When high availability is enabled, the System Console displays the server status as red or green, indicating if the servers are communicating correctly with the cluster. The servers use inter-node communication to ping the other machines in the cluster, and once a ping is established the servers exchange information, such as server version and configuration files.

A server status of red can occur for the following reasons:

  • Configuration file mismatch: Mattermost will still attempt the inter-node communication, but the System Console will show a red status for the server since the high availability feature assumes the same configuration file to function properly.
  • Server version mismatch: Mattermost will still attempt the inter-node communication, but the System Console will show a red status for the server since the high availability feature assumes the same version of Mattermost is installed on each server in the cluster. It is recommended to use the latest version of Mattermost on all servers. Follow the upgrade procedure in Upgrading Mattermost Server for any server that needs to be upgraded.
  • Server is down: If an inter-node communication fails to send a message it makes another attempt in 15 seconds.
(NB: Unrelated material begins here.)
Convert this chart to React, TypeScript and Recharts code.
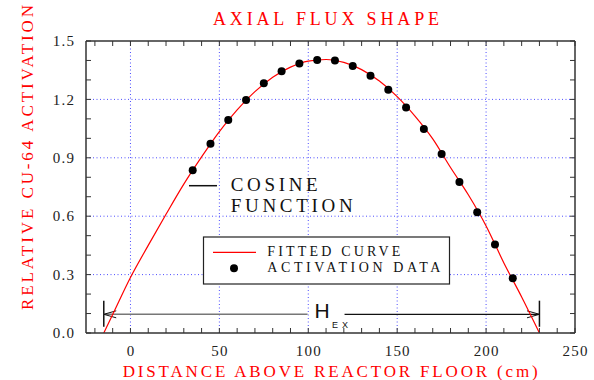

If the second attempt fails, the server is assumed to be down. An error message is written to the logs and the System Console shows a status of red for that server. The inter-node communication continues to ping the down server in 15 second intervals. When the server comes back up, any new messages are sent to it.

WebSocket Disconnect

When a client WebSocket receives a disconnect it will automatically attempt to re-establish a connection every three seconds with a backoff. After the connection is established, the client attempts to receive any messages that were sent while it was disconnected.